The Alberta Government is moving forward with a piece of legislation that will serve to regulate and standardize mental health counselling services in the province.

According to the Chair of The Federation of Associations of Counselling Therapists in Alberta (FACT Alberta) Nicole Imgrund, currently, anyone in Alberta can claim to be a counsellor.

"We have in Alberta, we estimate about 5000 counselling therapists, who work in the area of mental health who are non-regulated professionals. So they do not belong to one of the colleges that already exists under the Health Professions Act."

Currently the profession has been regulated in all 50 states in the US and four provinces in Canada, including Ontario, Quebec, New Brunswick and Nova Scotia.

Imgrund says there are many benefits to enacting legislation towards regulating the practice.

"Currently in Alberta anyone can call themselves a counsellor. So this will help take the burden off often vulnerable people asking for help, to figure out whether or not the professional they are seeing have the required training and education to preform the task safely and effectively. It will also help standardize counselling in the province, so that people have the same entry to practice competencies and it will provide some oversight. If someone needs to make a complaint, there will be a body that they can do that to, providing accountability to the practice. Those are things that have been missing in Alberta for people seeking a mental health aide."

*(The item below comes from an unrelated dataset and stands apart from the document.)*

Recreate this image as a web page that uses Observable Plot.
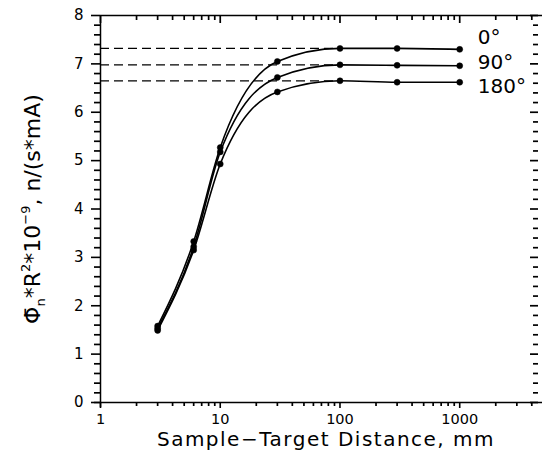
<!DOCTYPE html>
<html><head><meta charset="utf-8">
<script src="https://cdn.jsdelivr.net/npm/d3@7"></script>
<script src="https://cdn.jsdelivr.net/npm/@observablehq/plot@0.6"></script>
<style>body{margin:0;background:#fff}</style>
</head><body><div id="chart"></div>
<script>
// ---- data ----
const distances = [3, 6, 10, 30, 100, 300, 1000];
const angles = ["0°", "90°", "180°"];
const phi0   = [1.58, 3.33, 5.27, 7.05, 7.32, 7.32, 7.30];
const phi90  = [1.53, 3.22, 5.18, 6.72, 6.98, 6.97, 6.96];
const phi180 = [1.49, 3.15, 4.93, 6.42, 6.65, 6.62, 6.62];
const yTickValues = [0, 1, 2, 3, 4, 5, 6, 7, 8];
const xTickValues = [1, 10, 100, 1000];
const xMax = 4550;
const plateauDistance = 100;

const font = "DejaVu Sans";
const W = 542, H = 452, mL = 100, mR = 4, mT = 15, mB = 50;

const seriesValues = [phi0, phi90, phi180];
const rows = [];
angles.forEach((a, k) => distances.forEach((d, i) => rows.push({angle: a, dist: d, phi: seriesValues[k][i]})));
const plateau = angles.map((a, k) => ({angle: a, phi: seriesValues[k][distances.indexOf(plateauDistance)]}));
const lastRows = angles.map((a, k) => ({angle: a, dist: distances[distances.length - 1], phi: seriesValues[k][distances.length - 1]}));

const yMinor = d3.range(0, 8.001, 0.2).map(v => +v.toFixed(1)).filter(v => !yTickValues.includes(v));
const xMinor = [];
xTickValues.forEach(dec => { for (let m = 2; m <= 9; m++) if (dec * m <= xMax) xMinor.push(dec * m); });

const yLo = yTickValues[0], yHi = yTickValues[yTickValues.length - 1], xLo = xTickValues[0];
const labelDy = [-12, -3, 4];
const tk = {stroke: "black", strokeWidth: 1.7};

const chart = Plot.plot({
  width: W, height: H, marginLeft: mL, marginRight: mR, marginTop: mT, marginBottom: mB,
  style: {fontFamily: font, background: "white", color: "black"},
  x: {type: "log", domain: [xLo, xMax]},
  y: {domain: [yLo, yHi]},
  marks: [
    // frame lines
    Plot.ruleX([xLo], {stroke: "black", strokeWidth: 1.5, insetBottom: -5}),
    Plot.ruleY([yLo], {stroke: "black", strokeWidth: 1.5, insetLeft: -6, insetRight: -4}),
    Plot.ruleY([yHi], {stroke: "black", strokeWidth: 1.5, insetRight: -4}),
    // left minor ticks (outward)
    Plot.ruleY(yMinor, {y: d => d, x1: xLo, x2: xLo, insetLeft: -6, ...tk}),
    Plot.axisY(yTickValues, {anchor: "left", tickSize: 9, tickPadding: 8, fontSize: 15, label: null, strokeWidth: 1.6}),
    // right ticks (inward)
    Plot.ruleY(yMinor, {y: d => d, x1: xMax, x2: xMax, insetLeft: -5, ...tk}),
    Plot.ruleY(yTickValues, {y: d => d, x1: xMax, x2: xMax, insetLeft: -8, ...tk}),
    // bottom minor ticks (outward)
    Plot.ruleX(xMinor, {x: d => d, y1: yLo, y2: yLo, insetBottom: -4, ...tk}),
    Plot.axisX(xTickValues, {anchor: "bottom", tickSize: 6, tickPadding: 5, fontSize: 14.5, tickFormat: d => String(d), label: null, strokeWidth: 1.6}),
    // top ticks (inward)
    Plot.ruleX(xMinor, {x: d => d, y1: yHi, y2: yHi, insetBottom: -5, ...tk}),
    Plot.ruleX(xTickValues, {x: d => d, y1: yHi, y2: yHi, insetBottom: -8, ...tk}),
    // dashed plateau lines
    Plot.ruleY(plateau, {y: "phi", x1: xLo, x2: plateauDistance, stroke: "black", strokeWidth: 1.3, strokeDasharray: "9,5"}),
    // curves and points
    Plot.line(rows, {x: "dist", y: "phi", z: "angle", curve: "monotone-x", stroke: "black", strokeWidth: 1.6}),
    Plot.dot(rows, {x: "dist", y: "phi", r: 3, fill: "black", stroke: "black", strokeWidth: 0.5}),
    // series labels
    ...lastRows.map((r, k) => Plot.text([r], {x: "dist", y: "phi", text: "angle", dx: 18, dy: labelDy[k], textAnchor: "start", fontSize: 20, fill: "black"}))
  ]
});
document.getElementById("chart").appendChild(chart);

const svg = d3.select(chart);
// y-axis title
const t = svg.append("text")
  .attr("transform", "translate(40,209) rotate(-90)")
  .attr("text-anchor", "middle")
  .attr("font-family", font).attr("font-size", 22).attr("fill", "black");
t.append("tspan").text("Φ\u0304");
t.append("tspan").attr("font-size", 13).attr("dy", 5).text("n");
t.append("tspan").attr("dy", -5).text("*R");
t.append("tspan").attr("font-size", 13).attr("dy", -10).text("2");
t.append("tspan").attr("dy", 10).text("*10");
t.append("tspan").attr("font-size", 13).attr("dy", -10).text("−9");
t.append("tspan").attr("dy", 10).text(", n/(s*mA)");
// x-axis title
svg.append("text")
  .attr("x", 326).attr("y", 446)
  .attr("text-anchor", "middle")
  .attr("font-family", font).attr("font-size", 20).attr("letter-spacing", 1.5).attr("fill", "black")
  .text("Sample−Target Distance, mm");
</script>
</body></html>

The legislation will aim to create a College of Counselling Therapy, overseeing the practices of Counselling Therapists in addition to practitioners working in the field of addictions support and child counselling.

Imgrund says that faulty counselling can have a myriad of consequences to vulnerable people, beyond what is expected.

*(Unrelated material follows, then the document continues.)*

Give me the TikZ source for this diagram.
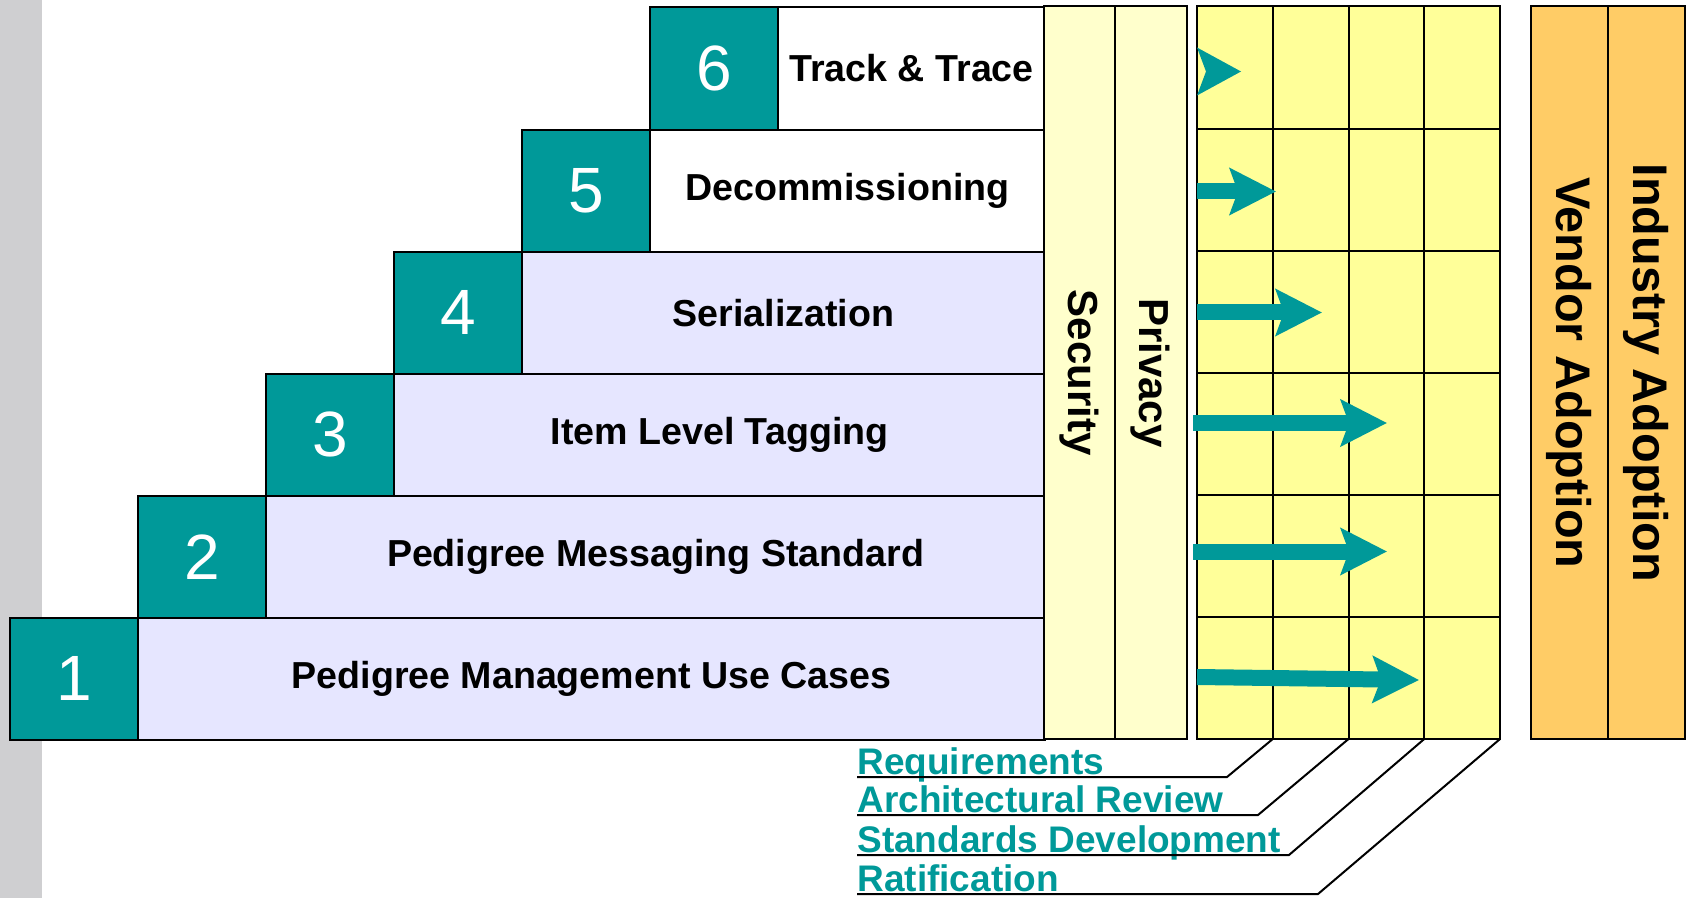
\documentclass[tikz,border=0pt]{standalone}
\usepackage{fontspec}
\setmainfont{Liberation Sans}
\usetikzlibrary{arrows.meta}

\definecolor{tealbox}{HTML}{009999}
\definecolor{stepblue}{HTML}{E6E6FF}
\definecolor{paleyellow}{HTML}{FFFFCC}
\definecolor{gridyellow}{HTML}{FFFF99}
\definecolor{adoptorange}{HTML}{FFCC66}
\definecolor{stripgray}{HTML}{CFCFD1}

\tikzset{
    numcell/.style={draw, line width=1pt, fill=tealbox, text=white, anchor=north west, inner sep=0pt,
        minimum width=64pt, minimum height=61.04pt, font=\fontsize{32}{38}\selectfont},
    stepcell/.style={draw, line width=1pt, anchor=north west, inner sep=0pt,
        minimum height=61.04pt, font=\bfseries\fontsize{18.8}{22}\selectfont},
    colbox/.style={draw, line width=1pt, rotate=-90, inner sep=0pt, minimum width=366.25pt},
    phaselabel/.style={anchor=base west, inner sep=0pt, text=tealbox,
        font=\bfseries\fontsize{18.5}{22}\selectfont},
    flow/.style={tealbox, line width=8pt, -{Stealth[length=23pt, width=23pt, inset=4pt]}}
}

\begin{document}
\begin{tikzpicture}[x=0.5pt, y=-0.5pt]
    \useasboundingbox (0,0) rectangle (1695,898);
    \fill[stripgray] (0,0) rectangle (42,898);

    % Stufen
    \node[numcell] (num1) at (9,616.9) {1};
    \node[stepcell, fill=stepblue, minimum width=453.5pt] (step1) at (137,616.9) {Pedigree Management Use Cases};
    \node[numcell] (num2) at (137,494.8) {2};
    \node[stepcell, fill=stepblue, minimum width=389.5pt] (step2) at (265,494.8) {Pedigree Messaging Standard};
    \node[numcell] (num3) at (265,372.75) {3};
    \node[stepcell, fill=stepblue, minimum width=325.5pt] (step3) at (393,372.75) {Item Level Tagging};
    \node[numcell] (num4) at (393,250.7) {4};
    \node[stepcell, fill=stepblue, minimum width=261.5pt] (step4) at (521,250.7) {Serialization};
    \node[numcell] (num5) at (521,128.6) {5};
    \node[stepcell, fill=white, minimum width=197.5pt] (step5) at (649,128.6) {Decommissioning};
    \node[numcell] (num6) at (649,6.5) {6};
    \node[stepcell, fill=white, minimum width=133.5pt] (step6) at (777,6.5) {Track \& Trace};

    % Querschnitt
    \node[colbox, fill=paleyellow, minimum height=35.5pt, font=\bfseries\fontsize{21}{25}\selectfont] (sec) at (1079.5,372.75) {Security};
    \node[colbox, fill=paleyellow, minimum height=35.75pt, font=\bfseries\fontsize{21}{25}\selectfont] (priv) at (1150.75,372.75) {Privacy};

    % Phasenraster
    \fill[gridyellow] (1197,6.5) rectangle (1500,739);
    \foreach \x in {1272.75,1348.5,1424.25}
        \draw[line width=1pt] (\x,6.5) -- (\x,739);
    \foreach \y in {128.6,250.7,372.75,494.8,616.9}
        \draw[line width=1pt] (1197,\y) -- (1500,\y);
    \draw[line width=1pt] (1197,6.5) rectangle (1500,739);

    \fill[tealbox] (1197,47.5) -- (1241,71.5) -- (1197,95.5) -- (1206,71.5) -- cycle;
    \draw[flow] (1197,191.5) -- (1276,191.5);
    \draw[flow] (1197,312.5) -- (1322,312.5);
    \draw[flow] (1193,423) -- (1387,423);
    \draw[flow] (1193,551.5) -- (1387,551.5);
    \draw[flow] (1197,677) -- (1419,680);

    % Akzeptanz
    \node[colbox, fill=adoptorange, minimum height=38.75pt, font=\bfseries\fontsize{24.3}{28}\selectfont] (vendor) at (1569.25,372.75) {Vendor Adoption};
    \node[colbox, fill=adoptorange, minimum height=38.5pt, font=\bfseries\fontsize{24.3}{28}\selectfont] (industry) at (1646.5,372.75) {Industry Adoption};

    % Phasen unten
    \coordinate (c1) at (1272.75,739);
    \coordinate (c2) at (1348.5,739);
    \coordinate (c3) at (1424.25,739);
    \coordinate (c4) at (1500,739);
    \node[phaselabel] (req) at (857,774) {Requirements};
    \node[phaselabel] (arch) at (857,812) {Architectural Review};
    \node[phaselabel] (stand) at (857,852) {Standards Development};
    \node[phaselabel] (rat) at (857,891) {Ratification};
    \draw[line width=1pt] (c1) -- (1227,777) -- ([yshift=-1.5pt]req.base west);
    \draw[line width=1pt] (c2) -- (1258,815) -- ([yshift=-1.5pt]arch.base west);
    \draw[line width=1pt] (c3) -- (1289,855) -- ([yshift=-1.5pt]stand.base west);
    \draw[line width=1pt] (c4) -- (1318,894) -- ([yshift=-1.5pt]rat.base west);
\end{tikzpicture}
\end{document}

"We hear this a lot, people going to somebody and they weren't really someone who had the education or training so they decided that counselling doesn't work, thus, they avoiding seeing someone for help, for a very long time. In addition to incompetence we hear about abuse and exploitation, or breach of privacy or unethical business practices. People charging excessive fees, or charging for services they didn't provide. All of those things we hear from people quite often, so it's very real to us, the risk that it poses."

While the time span for the creation of a college is still being determined, Imgrund says she looks forward to working with the province to enact the regulation changes to the practice.

"The goal being, that we clearly identify all of the competencies to be an effective, safe counselling therapist and then identify those people who have those qualifications."